EXERCISE REQUIREMENTS —
Reproduce nothing but the lines from the start of the material through the line that includes "646, 716, 437];", both ends included, and omit every picture.

DATA EXCERPT —
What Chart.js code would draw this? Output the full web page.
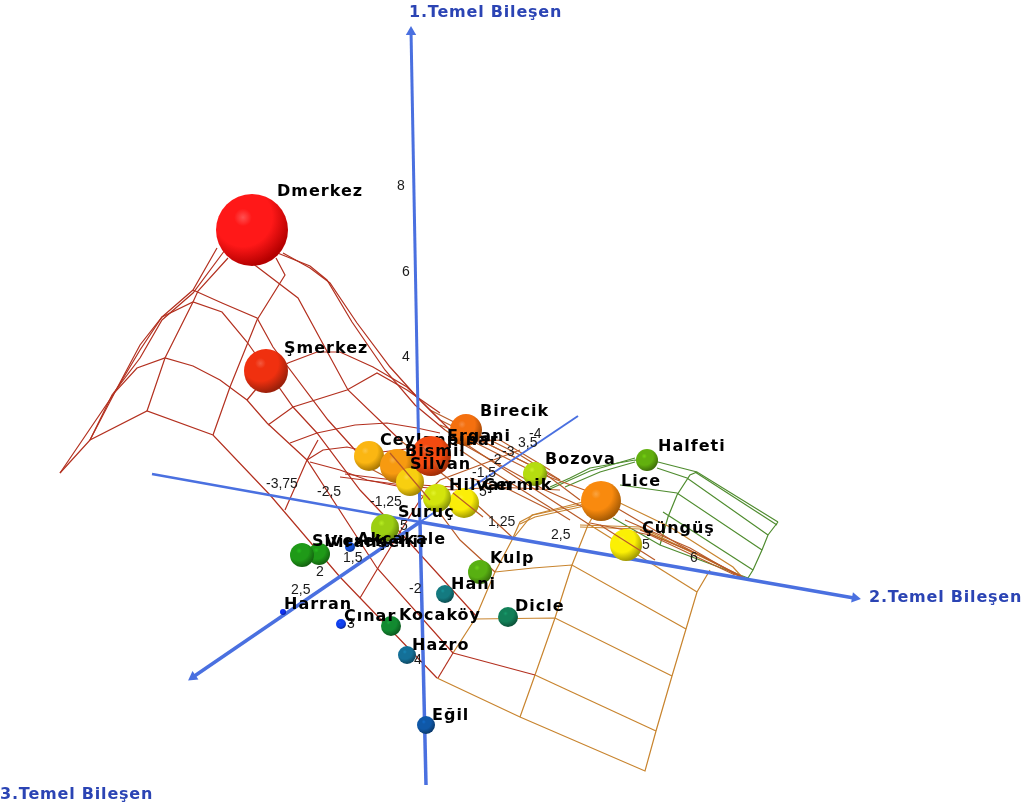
<!DOCTYPE html>
<html>
<head>
<meta charset="utf-8">
<title>Temel Bileşen</title>
<script src="https://cdn.jsdelivr.net/npm/chart.js@4"></script>
<style>
    html, body { margin: 0; padding: 0; background: #fff; }
    canvas { display: block; filter: blur(0.4px); }
</style>
</head>
<body>
<canvas id="pca-chart" width="1031" height="810"></canvas>
<script>
// Districts in the plane of the 3D view
const districts = ['Dmerkez', 'Şmerkez', 'Birecik', 'Ceylanpınar', 'Bismil', 'Silvan', 'Suruç', 'Çermik', 'Hilvan', 'Bozova', 'Lice', 'Halfeti', 'Çüngüş', 'Akçakale', 'Viranşehir', 'Siverek', 'Kulp', 'Hani', 'Dicle', 'Kocaköy', 'Çınar', 'Harran', 'Hazro', 'Eğil', 'Ergani'];
const districtX = [252, 266, 466, 369, 397, 410, 385, 464, 437, 535, 601, 647, 626, 350, 319, 302, 480, 445, 508, 391, 341, 283, 407, 426, 431];
const districtY = [230, 371, 430, 456, 466, 482, 528, 503, 498, 474, 501, 460, 545, 547, 554, 555, 572, 594, 617, 626, 624, 612, 655, 725, 456];
const districtSize = [36, 22, 16, 15, 17, 14, 14, 15, 14, 12, 20, 11, 16, 5, 11, 12, 12, 9, 10, 10, 5, 3, 9, 9, 20];
const districtColors = ['#ff1818', '#f0300f', '#f4700f', '#fbb612', '#f79a10', '#f8cf10', '#9ccf12', '#fbee08', '#d3e40c', '#b5dc10', '#f98a0e', '#62b00e', '#fbf005', '#1450d8', '#1f9a18', '#1f9a18', '#58b012', '#147a80', '#128058', '#128a30', '#0f40f0', '#0f30f0', '#147098', '#0f58a8', '#f44a10'];

const labelX = [277, 284, 480, 380, 405, 410, 398, 483, 449, 545, 621, 658, 642, 357, 325, 312, 490, 451, 515, 399, 344, 284, 412, 432, 447];
const labelY = [192, 349, 412, 441, 452, 465, 513, 486, 486, 460, 482, 447, 529, 540, 543, 542, 559, 585, 607, 616, 617, 605, 646, 716, 437];

// Tick labels of the three axes
const tickLabels = ['8', '6', '4', '-2', '4', '-3,75', '-2,5', '-1,25', '1,25', '2,5', '5', '6', '1,5', '2', '2,5', '3', '-4', '3,5', '-3', '-2', '-1,5', '5', '5'];
const tickX = [397, 402, 402, 409, 414, 266, 317, 370, 488, 551, 642, 690, 343, 316, 291, 347, 529, 518, 502, 489, 472, 479, 400];
const tickY = [186, 272, 357, 589, 660, 484, 492, 502, 522, 535, 545, 558, 558, 572, 590, 624, 434, 443, 452, 460, 473, 492, 526];

const axisTitles = ['1.Temel Bileşen', '2.Temel Bileşen', '3.Temel Bileşen'];
const axisTitleX = [409, 869, 0];
const axisTitleY = [13, 598, 795];

// Axis lines, each split at the common origin
const axis1Up = [[420, 522], [411, 30]];
const axis1Down = [[420, 522], [426, 785]];
const axis2Left = [[420, 522], [152, 474]];
const axis2Right = [[420, 522], [854, 598]];
const axis3Back = [[420, 522], [578, 416]];
const axis3Front = [[420, 522], [193, 677]];
const arrowTips = [[411, 32], [855, 598], [193, 677]];
const arrowAngles = [0, 100, 235];

// Surface mesh polylines, grouped by the colour band of the surface
const meshRed = [
    [[60, 473], [90, 440], [147, 411], [213, 435], [270, 495], [340, 577], [437, 678]],
    [[60, 473], [115, 392], [140, 345], [162, 317], [193, 290], [217, 248]],
    [[90, 440], [112, 395], [140, 358], [162, 320], [193, 293], [225, 250]],
    [[90, 440], [115, 392], [137, 368], [165, 358], [193, 366], [220, 380], [247, 400], [267, 423], [307, 460], [377, 568], [453, 653]],
    [[115, 392], [140, 350], [162, 317], [193, 302], [222, 312], [247, 342], [293, 407], [317, 433], [360, 490], [398, 530], [477, 617]],
    [[193, 290], [222, 303], [257, 318], [273, 347], [328, 420], [373, 470]],
    [[235, 250], [298, 298], [348, 390], [400, 440]],
    [[283, 253], [310, 268], [330, 283], [357, 323], [390, 367], [417, 397], [440, 420]],
    [[270, 250], [310, 266], [327, 280], [352, 322], [385, 370], [415, 405], [445, 430]],
    [[147, 411], [165, 358], [193, 302], [198, 291], [228, 258]],
    [[213, 435], [230, 387], [257, 320], [285, 275], [276, 258]],
    [[247, 400], [262, 382], [288, 363], [317, 352], [340, 352], [373, 367], [407, 387], [450, 430]],
    [[268, 425], [293, 407], [347, 390], [377, 373], [407, 390], [440, 413]],
    [[290, 443], [317, 433], [355, 425], [387, 423], [417, 428], [440, 433]],
    [[285, 510], [307, 460], [318, 440]],
    [[307, 460], [323, 450], [347, 447], [373, 453], [440, 445]],
    [[310, 462], [340, 470], [367, 480], [407, 488]],
    [[360, 598], [378, 568], [400, 532], [420, 500]],
    [[340, 477], [380, 482], [417, 487], [453, 490]],
    [[345, 474], [385, 479], [420, 485], [453, 487]],
    [[438, 678], [453, 653]],
    [[453, 653], [535, 675]]
];
const meshRust = [
    [[373, 470], [430, 500], [460, 540], [495, 572]],
    [[400, 440], [450, 480], [512, 537]],
    [[440, 420], [500, 450], [560, 480]],
    [[445, 430], [505, 470], [590, 525]],
    [[420, 500], [440, 480], [480, 465], [520, 450]],
    [[440, 445], [500, 440], [550, 470]],
    [[453, 490], [497, 487], [560, 490]],
    [[470, 440], [530, 470], [620, 503]],
    [[430, 410], [470, 430], [520, 455], [560, 480]],
    [[440, 425], [490, 445], [540, 470], [580, 500]],
    [[450, 437], [500, 465], [545, 490], [590, 510]],
    [[460, 450], [490, 470], [530, 495], [570, 520]],
    [[470, 478], [510, 490], [550, 510]],
    [[615, 507], [680, 545], [742, 577]],
    [[625, 520], [690, 548], [740, 577]],
    [[590, 523], [650, 535], [735, 575]],
    [[640, 530], [700, 555], [745, 578]]
];
const meshOrange = [
    [[437, 678], [520, 717], [645, 771], [656, 731], [672, 676], [686, 629], [697, 592], [710, 570]],
    [[453, 653], [475, 619], [495, 572], [512, 540], [532, 515], [583, 502]],
    [[535, 675], [656, 731]],
    [[475, 619], [555, 618], [672, 676]],
    [[495, 572], [533, 568], [572, 565], [686, 629]],
    [[520, 717], [535, 675], [555, 618], [572, 565], [588, 525], [595, 513]],
    [[512, 540], [520, 522], [533, 515], [580, 505], [600, 500]],
    [[520, 524], [535, 517], [580, 507], [600, 503]],
    [[590, 525], [697, 592]],
    [[620, 503], [670, 527], [733, 567], [742, 577]],
    [[580, 525], [640, 527], [743, 577]],
    [[580, 527], [640, 529], [700, 556]]
];
const meshGreen = [
    [[550, 487], [570, 478], [590, 468], [635, 460], [658, 462], [697, 472], [778, 522]],
    [[550, 489], [590, 471], [635, 458]],
    [[565, 487], [600, 472], [635, 462]],
    [[695, 472], [777, 525]],
    [[657, 468], [687, 478], [768, 535]],
    [[620, 485], [677, 493], [762, 550]],
    [[663, 512], [753, 570]],
    [[778, 522], [768, 535], [762, 550], [753, 570], [748, 578]],
    [[697, 472], [690, 475], [677, 495], [668, 517], [660, 545]],
    [[613, 518], [660, 545], [748, 578]]
];
// These few pass in front of the spheres
const meshFront = [
    [[390, 453], [430, 500]],
    [[423, 447], [440, 470]],
    [[453, 493], [483, 517]],
    [[600, 525], [655, 560]]
];

const meshColors = { red: '#b3301f', rust: '#b85a28', orange: '#c8842e', green: '#4f8c2f' };
const axisColor = '#4a70e0';

function toPoints(pairs) {
    return pairs.map(pair => ({ x: pair[0], y: pair[1] }));
}

function meshDatasets(lines, color, order) {
    return lines.map(line => ({
        type: 'line',
        data: toPoints(line),
        borderColor: color,
        borderWidth: 1.2,
        pointRadius: 0,
        tension: 0,
        order: order
    }));
}

function axisDataset(line, width) {
    return {
        type: 'line',
        data: toPoints(line),
        borderColor: axisColor,
        borderWidth: width,
        pointRadius: 0,
        tension: 0,
        order: 20
    };
}

// Shaded ball, lit from the upper left
function sphereFill(context) {
    const raw = context.raw;
    if (!raw) {
        return '#000';
    }
    const chart = context.chart;
    const px = chart.scales.x.getPixelForValue(raw.x);
    const py = chart.scales.y.getPixelForValue(raw.y);
    const base = districtColors[context.dataIndex + (context.dataset.firstIndex || 0)];
    // The scales have no size yet on the first pass through the layout
    if (!isFinite(px) || !isFinite(py)) {
        return base;
    }
    const lightX = px - raw.r * 0.25;
    const lightY = py - raw.r * 0.35;
    const gradient = chart.ctx.createRadialGradient(lightX, lightY, 0, lightX, lightY, raw.r * 1.35);
    gradient.addColorStop(0, Chart.helpers.color(base).lighten(0.2).rgbString());
    gradient.addColorStop(0.18, base);
    gradient.addColorStop(0.6, base);
    gradient.addColorStop(1, Chart.helpers.color(base).darken(0.35).rgbString());
    return gradient;
}

const spheres = districts.map((name, i) => ({ x: districtX[i], y: districtY[i], r: districtSize[i] }));

function sphereDataset(first, last, order) {
    return {
        type: 'bubble',
        data: spheres.slice(first, last),
        firstIndex: first,
        backgroundColor: sphereFill,
        borderWidth: 0,
        hoverBorderWidth: 0,
        order: order
    };
}

function drawText(chart, text, x, y, font, color, spacing) {
    const ctx = chart.ctx;
    ctx.font = font;
    ctx.letterSpacing = spacing;
    ctx.fillStyle = color;
    ctx.textAlign = 'left';
    ctx.textBaseline = 'middle';
    ctx.fillText(text, chart.scales.x.getPixelForValue(x), chart.scales.y.getPixelForValue(y));
}

const LABEL_FONT = 'bold 16px "DejaVu Sans"';
const TICK_FONT = '14px "Liberation Sans"';

// Ticks and names; Ceylanpınar sits behind the Ergani ball, so it goes first
const chartText = {
    id: 'chartText',
    afterDatasetDraw: function(chart, args) {
        if (chart.data.datasets[args.index].firstIndex !== 0) {
            return;
        }
        chart.ctx.save();
        drawText(chart, districts[3], labelX[3], labelY[3], LABEL_FONT, '#000', '1px');
        chart.ctx.restore();
    },
    afterDatasetsDraw: function(chart) {
        const ctx = chart.ctx;
        ctx.save();
        tickLabels.forEach((label, i) => {
            drawText(chart, label, tickX[i], tickY[i], TICK_FONT, '#1a1a1a', '0px');
        });
        districts.forEach((name, i) => {
            if (i !== 3) {
                drawText(chart, name, labelX[i], labelY[i], LABEL_FONT, '#000', '1px');
            }
        });
        axisTitles.forEach((title, i) => {
            drawText(chart, title, axisTitleX[i], axisTitleY[i], LABEL_FONT, '#2b44b4', '0.8px');
        });
        ctx.restore();
    }
};

const pcaChart = new Chart(document.getElementById('pca-chart').getContext('2d'), {
    data: {
        datasets: [
            ...meshDatasets(meshRed, meshColors.red, 30),
            ...meshDatasets(meshRust, meshColors.rust, 30),
            ...meshDatasets(meshOrange, meshColors.orange, 30),
            ...meshDatasets(meshGreen, meshColors.green, 30),
            axisDataset(axis1Up, 3),
            axisDataset(axis1Down, 3.5),
            axisDataset(axis2Left, 2.5),
            axisDataset(axis2Right, 3.5),
            axisDataset(axis3Back, 2),
            axisDataset(axis3Front, 3.5),
            {
                type: 'scatter',
                data: toPoints(arrowTips),
                pointStyle: 'triangle',
                pointRadius: 6,
                pointRotation: arrowAngles,
                backgroundColor: axisColor,
                borderWidth: 0,
                order: 20
            },
            sphereDataset(0, 24, 10),
            sphereDataset(24, 25, 9),
            ...meshDatasets(meshFront, meshColors.rust, 5)
        ]
    },
    options: {
        responsive: false,
        animation: false,
        layout: { padding: 0, autoPadding: false },
        plugins: {
            legend: { display: false },
            tooltip: { enabled: false }
        },
        scales: {
            x: { type: 'linear', display: false, min: 0, max: 1031 },
            y: { type: 'linear', display: false, min: 0, max: 810, reverse: true }
        }
    },
    plugins: [chartText]
});
</script>
</body>
</html>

ANSWER TO THE TASK —
What Chart.js code would draw this? Output the full web page.
<!DOCTYPE html>
<html>
<head>
<meta charset="utf-8">
<title>Temel Bileşen</title>
<script src="https://cdn.jsdelivr.net/npm/chart.js@4"></script>
<style>
    html, body { margin: 0; padding: 0; background: #fff; }
    canvas { display: block; filter: blur(0.4px); }
</style>
</head>
<body>
<canvas id="pca-chart" width="1031" height="810"></canvas>
<script>
// Districts in the plane of the 3D view
const districts = ['Dmerkez', 'Şmerkez', 'Birecik', 'Ceylanpınar', 'Bismil', 'Silvan', 'Suruç', 'Çermik', 'Hilvan', 'Bozova', 'Lice', 'Halfeti', 'Çüngüş', 'Akçakale', 'Viranşehir', 'Siverek', 'Kulp', 'Hani', 'Dicle', 'Kocaköy', 'Çınar', 'Harran', 'Hazro', 'Eğil', 'Ergani'];
const districtX = [252, 266, 466, 369, 397, 410, 385, 464, 437, 535, 601, 647, 626, 350, 319, 302, 480, 445, 508, 391, 341, 283, 407, 426, 431];
const districtY = [230, 371, 430, 456, 466, 482, 528, 503, 498, 474, 501, 460, 545, 547, 554, 555, 572, 594, 617, 626, 624, 612, 655, 725, 456];
const districtSize = [36, 22, 16, 15, 17, 14, 14, 15, 14, 12, 20, 11, 16, 5, 11, 12, 12, 9, 10, 10, 5, 3, 9, 9, 20];
const districtColors = ['#ff1818', '#f0300f', '#f4700f', '#fbb612', '#f79a10', '#f8cf10', '#9ccf12', '#fbee08', '#d3e40c', '#b5dc10', '#f98a0e', '#62b00e', '#fbf005', '#1450d8', '#1f9a18', '#1f9a18', '#58b012', '#147a80', '#128058', '#128a30', '#0f40f0', '#0f30f0', '#147098', '#0f58a8', '#f44a10'];

const labelX = [277, 284, 480, 380, 405, 410, 398, 483, 449, 545, 621, 658, 642, 357, 325, 312, 490, 451, 515, 399, 344, 284, 412, 432, 447];
const labelY = [192, 349, 412, 441, 452, 465, 513, 486, 486, 460, 482, 447, 529, 540, 543, 542, 559, 585, 607, 616, 617, 605, 646, 716, 437];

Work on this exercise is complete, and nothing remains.